Dialektika antar-identitas kebangsaan ini berpotensi melahirkan ketegangan yang mengancam bangun kenegaraan. Dengan demikian, Negara harus menjadi rumah bersama yang menjamin hak hidup warganya dalam keberagaman identitas. Pada titik ini, sosok Gus Dur menjadi tokoh sentral yang memberi kontribusi luar biasa pada tumbuh dan berkembangnya pluralisme sebagai persetujuan actual berbangsa.
Pluralisme sebagai Legacy
Sebagai bangsa yang majemuk, Indonesia memiliki potensi sosial dan kultural yang mampu menjadikannya sebagai bangsa besar. Kebesaran sebagai negara bangsa (nation state) hanya dapat diwujudkan melalui penelusuran intens sosial dan budaya yang sangat bervariasi. Namun Indonesia sebagai bangsa majemuk bisa hancur berantakan, jika berbagai elemen social dengan identitas yang beragam tidak dikelola secara baik.

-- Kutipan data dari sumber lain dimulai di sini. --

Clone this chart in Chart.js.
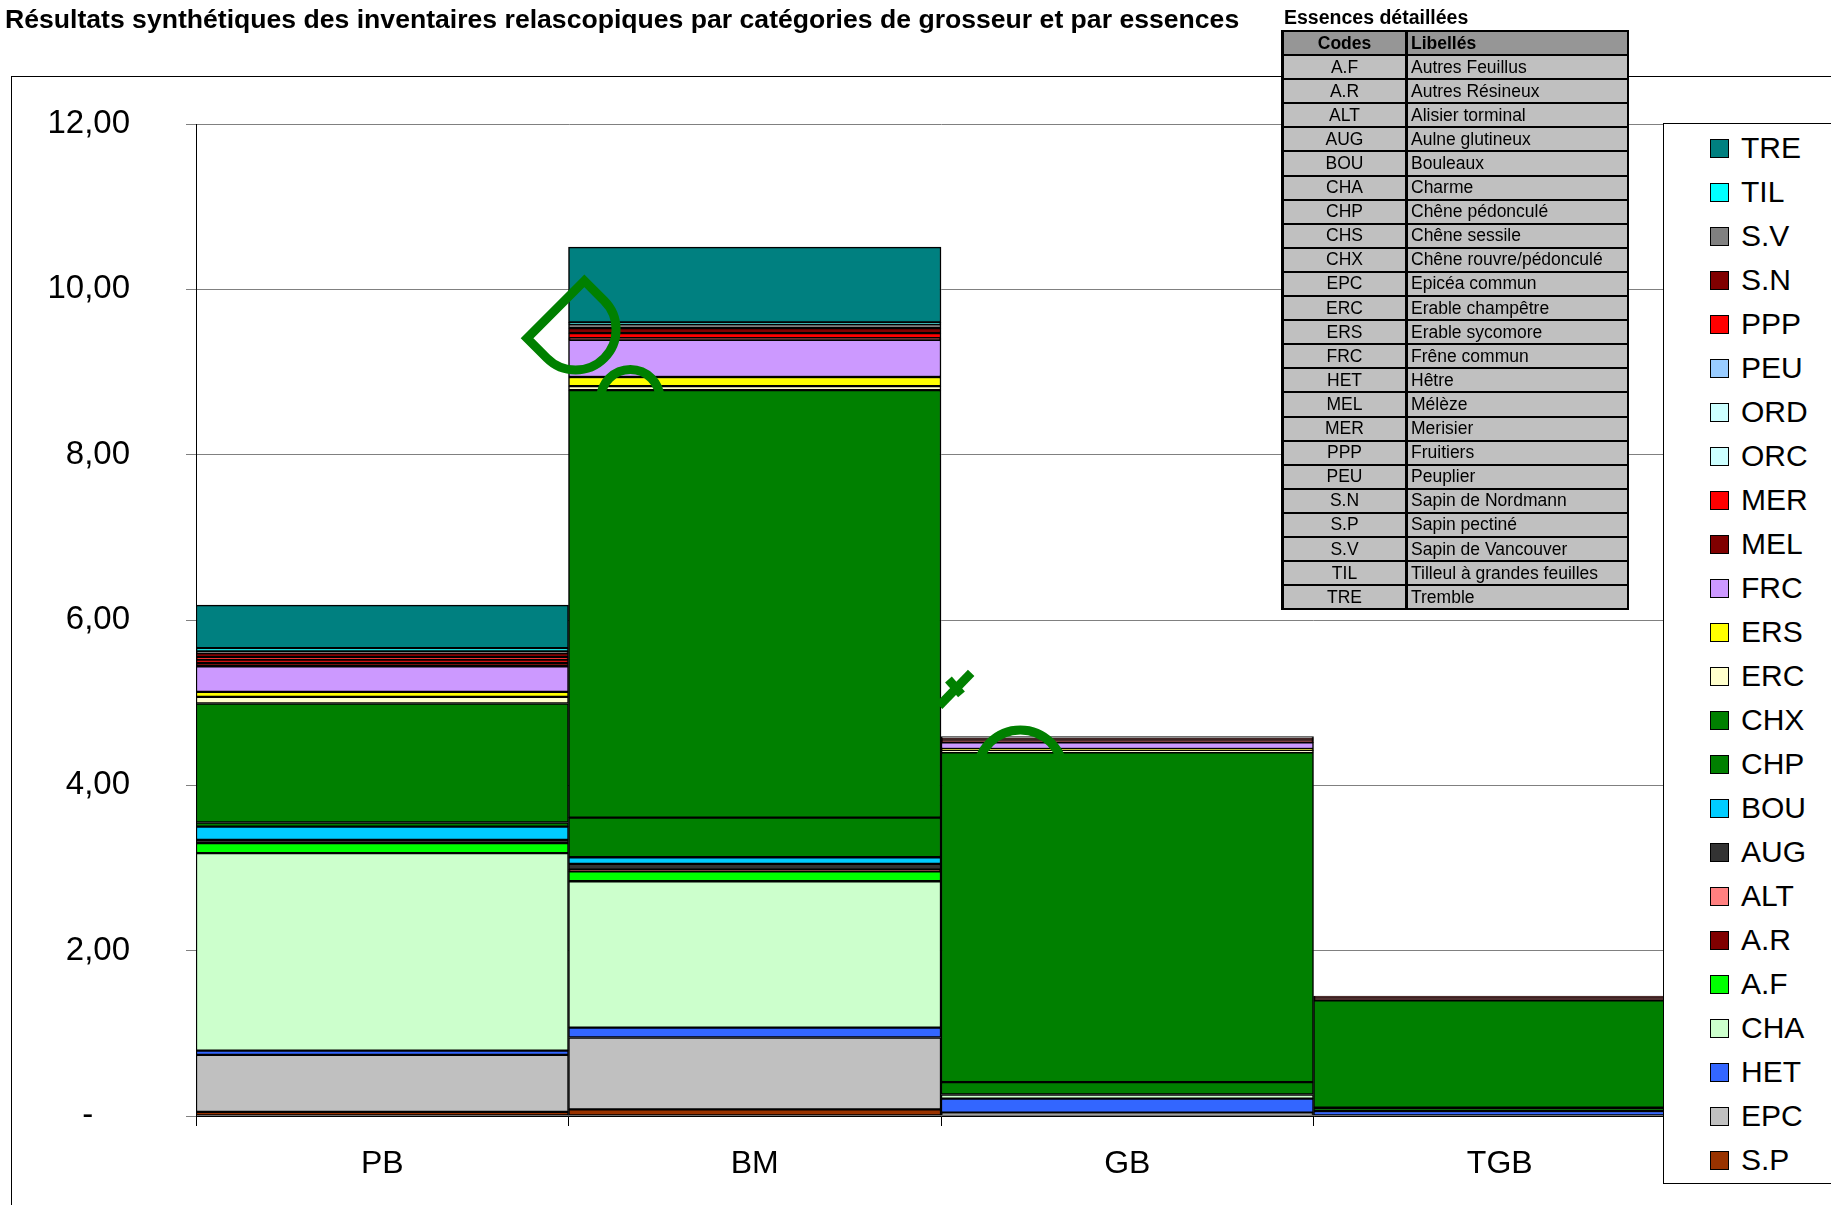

Sebagai seorang tokoh nasional bahkan dunia, Gus Dur memahami kegelisahan itu dan menghadirkan diri untuk memainkan peran dominan di ranah pluralisme. Pemikiran, pandangan,dan terobosannya mencerminkan keluasan wawasan dan interaksinya dalam lintasan orbit pergaulan tanpa batas. Keteguhan Gus Dur dalam menyikapi pluralisme paling kurang dilandasi tiga faktor dominan.
Pertama, keyakinannya pada nilai-nilai universal dalam Islam yang menjamin hak-hak semua warga negara. Islam adalah agama yang mengusung nilai kemanusiaan universal. Kedua, hak setiap individu dan kelompok dalam sebuah negara itu sama. Ketiga, meyakini dan mengakui akan adanya perbedaan dengan tulus, merupakan faktor yang membuatnya memiliki integritas lintas etnik, agama, ras dan golongan.
Kerja besar ini belum selesai, namun gagasan dan keberanian bertindak menjadi legacy yang turut mewarnai sejarah bangsa. Sang Fenomenal itu telah wafat. Namun ketokohan dan jasanya tetap dikenang sebagai pahlawan kemanusiaan. Pemikiran inspiratifnya akan terus hidup melampaui batas zaman.